**Information supplied:**
════════════════════
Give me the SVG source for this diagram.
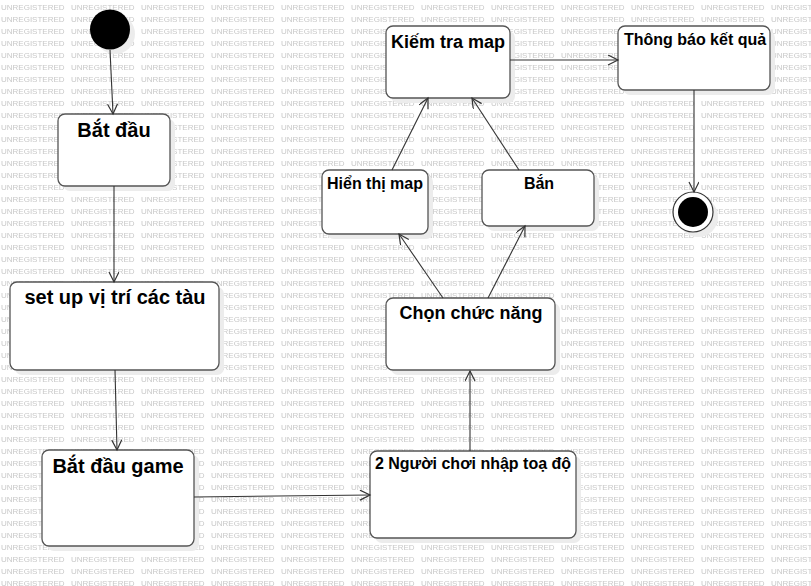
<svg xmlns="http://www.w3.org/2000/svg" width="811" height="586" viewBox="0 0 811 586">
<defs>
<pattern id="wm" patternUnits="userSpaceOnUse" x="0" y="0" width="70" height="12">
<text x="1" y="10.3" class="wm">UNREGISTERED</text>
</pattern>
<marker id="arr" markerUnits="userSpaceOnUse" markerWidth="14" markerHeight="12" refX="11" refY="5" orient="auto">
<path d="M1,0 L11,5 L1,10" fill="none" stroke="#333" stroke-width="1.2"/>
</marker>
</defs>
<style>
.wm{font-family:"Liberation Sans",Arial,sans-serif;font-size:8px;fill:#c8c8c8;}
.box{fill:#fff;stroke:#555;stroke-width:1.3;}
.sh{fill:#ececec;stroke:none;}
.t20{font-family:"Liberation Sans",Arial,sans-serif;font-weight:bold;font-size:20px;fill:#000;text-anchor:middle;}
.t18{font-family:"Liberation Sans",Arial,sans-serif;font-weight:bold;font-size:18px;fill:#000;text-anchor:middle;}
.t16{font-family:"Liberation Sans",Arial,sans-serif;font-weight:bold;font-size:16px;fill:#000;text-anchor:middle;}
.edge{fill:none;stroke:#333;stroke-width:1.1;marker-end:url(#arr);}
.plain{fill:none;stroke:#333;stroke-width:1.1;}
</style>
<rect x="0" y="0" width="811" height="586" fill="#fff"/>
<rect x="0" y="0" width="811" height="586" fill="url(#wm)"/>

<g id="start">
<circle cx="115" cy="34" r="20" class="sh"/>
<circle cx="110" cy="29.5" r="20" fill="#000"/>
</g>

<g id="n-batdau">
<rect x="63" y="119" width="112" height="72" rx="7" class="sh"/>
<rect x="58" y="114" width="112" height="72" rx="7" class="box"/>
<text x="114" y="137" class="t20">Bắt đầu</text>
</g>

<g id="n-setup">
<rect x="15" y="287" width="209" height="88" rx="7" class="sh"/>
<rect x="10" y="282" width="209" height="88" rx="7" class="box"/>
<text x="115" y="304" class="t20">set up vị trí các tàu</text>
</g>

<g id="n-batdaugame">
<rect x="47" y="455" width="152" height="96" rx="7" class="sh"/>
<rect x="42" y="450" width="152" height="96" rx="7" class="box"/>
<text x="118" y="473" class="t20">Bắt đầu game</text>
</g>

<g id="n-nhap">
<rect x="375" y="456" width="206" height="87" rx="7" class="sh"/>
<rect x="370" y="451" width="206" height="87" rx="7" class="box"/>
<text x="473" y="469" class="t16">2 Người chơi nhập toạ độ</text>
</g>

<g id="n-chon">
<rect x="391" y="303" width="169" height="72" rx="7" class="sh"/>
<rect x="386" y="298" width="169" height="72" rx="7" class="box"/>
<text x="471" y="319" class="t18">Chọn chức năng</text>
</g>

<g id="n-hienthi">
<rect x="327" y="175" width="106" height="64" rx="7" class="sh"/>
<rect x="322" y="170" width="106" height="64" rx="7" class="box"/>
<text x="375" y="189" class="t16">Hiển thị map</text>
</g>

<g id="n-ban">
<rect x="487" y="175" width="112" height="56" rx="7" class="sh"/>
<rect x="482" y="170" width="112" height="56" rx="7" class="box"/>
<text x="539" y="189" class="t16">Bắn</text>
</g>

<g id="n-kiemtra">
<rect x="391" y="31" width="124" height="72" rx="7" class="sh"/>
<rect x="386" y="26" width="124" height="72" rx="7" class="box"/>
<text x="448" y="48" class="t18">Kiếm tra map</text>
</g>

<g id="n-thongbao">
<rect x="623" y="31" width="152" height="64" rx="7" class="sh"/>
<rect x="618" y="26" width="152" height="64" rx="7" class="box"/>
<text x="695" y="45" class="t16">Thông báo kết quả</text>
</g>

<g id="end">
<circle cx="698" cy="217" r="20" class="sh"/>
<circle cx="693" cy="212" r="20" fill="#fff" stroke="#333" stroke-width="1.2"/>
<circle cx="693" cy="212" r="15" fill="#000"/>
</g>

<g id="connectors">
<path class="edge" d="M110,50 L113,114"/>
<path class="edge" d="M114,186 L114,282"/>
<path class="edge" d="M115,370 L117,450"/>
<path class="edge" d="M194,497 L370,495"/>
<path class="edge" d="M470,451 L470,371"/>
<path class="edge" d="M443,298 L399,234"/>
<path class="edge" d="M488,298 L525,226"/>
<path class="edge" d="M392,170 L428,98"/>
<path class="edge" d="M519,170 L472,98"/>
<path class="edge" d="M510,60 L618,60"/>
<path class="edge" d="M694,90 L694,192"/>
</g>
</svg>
════════════════════
Omit the pictures and output all of the other material exactly.

Give me the SVG source for this diagram.
<svg xmlns="http://www.w3.org/2000/svg" width="811" height="586" viewBox="0 0 811 586">
<defs>
<pattern id="wm" patternUnits="userSpaceOnUse" x="0" y="0" width="70" height="12">
<text x="1" y="10.3" class="wm">UNREGISTERED</text>
</pattern>
<marker id="arr" markerUnits="userSpaceOnUse" markerWidth="14" markerHeight="12" refX="11" refY="5" orient="auto">
<path d="M1,0 L11,5 L1,10" fill="none" stroke="#333" stroke-width="1.2"/>
</marker>
</defs>
<style>
.wm{font-family:"Liberation Sans",Arial,sans-serif;font-size:8px;fill:#c8c8c8;}
.box{fill:#fff;stroke:#555;stroke-width:1.3;}
.sh{fill:#ececec;stroke:none;}
.t20{font-family:"Liberation Sans",Arial,sans-serif;font-weight:bold;font-size:20px;fill:#000;text-anchor:middle;}
.t18{font-family:"Liberation Sans",Arial,sans-serif;font-weight:bold;font-size:18px;fill:#000;text-anchor:middle;}
.t16{font-family:"Liberation Sans",Arial,sans-serif;font-weight:bold;font-size:16px;fill:#000;text-anchor:middle;}
.edge{fill:none;stroke:#333;stroke-width:1.1;marker-end:url(#arr);}
.plain{fill:none;stroke:#333;stroke-width:1.1;}
</style>
<rect x="0" y="0" width="811" height="586" fill="#fff"/>
<rect x="0" y="0" width="811" height="586" fill="url(#wm)"/>

<g id="start">
<circle cx="115" cy="34" r="20" class="sh"/>
<circle cx="110" cy="29.5" r="20" fill="#000"/>
</g>

<g id="n-batdau">
<rect x="63" y="119" width="112" height="72" rx="7" class="sh"/>
<rect x="58" y="114" width="112" height="72" rx="7" class="box"/>
<text x="114" y="137" class="t20">Bắt đầu</text>
</g>

<g id="n-setup">
<rect x="15" y="287" width="209" height="88" rx="7" class="sh"/>
<rect x="10" y="282" width="209" height="88" rx="7" class="box"/>
<text x="115" y="304" class="t20">set up vị trí các tàu</text>
</g>

<g id="n-batdaugame">
<rect x="47" y="455" width="152" height="96" rx="7" class="sh"/>
<rect x="42" y="450" width="152" height="96" rx="7" class="box"/>
<text x="118" y="473" class="t20">Bắt đầu game</text>
</g>

<g id="n-nhap">
<rect x="375" y="456" width="206" height="87" rx="7" class="sh"/>
<rect x="370" y="451" width="206" height="87" rx="7" class="box"/>
<text x="473" y="469" class="t16">2 Người chơi nhập toạ độ</text>
</g>

<g id="n-chon">
<rect x="391" y="303" width="169" height="72" rx="7" class="sh"/>
<rect x="386" y="298" width="169" height="72" rx="7" class="box"/>
<text x="471" y="319" class="t18">Chọn chức năng</text>
</g>

<g id="n-hienthi">
<rect x="327" y="175" width="106" height="64" rx="7" class="sh"/>
<rect x="322" y="170" width="106" height="64" rx="7" class="box"/>
<text x="375" y="189" class="t16">Hiển thị map</text>
</g>

<g id="n-ban">
<rect x="487" y="175" width="112" height="56" rx="7" class="sh"/>
<rect x="482" y="170" width="112" height="56" rx="7" class="box"/>
<text x="539" y="189" class="t16">Bắn</text>
</g>

<g id="n-kiemtra">
<rect x="391" y="31" width="124" height="72" rx="7" class="sh"/>
<rect x="386" y="26" width="124" height="72" rx="7" class="box"/>
<text x="448" y="48" class="t18">Kiếm tra map</text>
</g>

<g id="n-thongbao">
<rect x="623" y="31" width="152" height="64" rx="7" class="sh"/>
<rect x="618" y="26" width="152" height="64" rx="7" class="box"/>
<text x="695" y="45" class="t16">Thông báo kết quả</text>
</g>

<g id="end">
<circle cx="698" cy="217" r="20" class="sh"/>
<circle cx="693" cy="212" r="20" fill="#fff" stroke="#333" stroke-width="1.2"/>
<circle cx="693" cy="212" r="15" fill="#000"/>
</g>

<g id="connectors">
<path class="edge" d="M110,50 L113,114"/>
<path class="edge" d="M114,186 L114,282"/>
<path class="edge" d="M115,370 L117,450"/>
<path class="edge" d="M194,497 L370,495"/>
<path class="edge" d="M470,451 L470,371"/>
<path class="edge" d="M443,298 L399,234"/>
<path class="edge" d="M488,298 L525,226"/>
<path class="edge" d="M392,170 L428,98"/>
<path class="edge" d="M519,170 L472,98"/>
<path class="edge" d="M510,60 L618,60"/>
<path class="edge" d="M694,90 L694,192"/>
</g>
</svg>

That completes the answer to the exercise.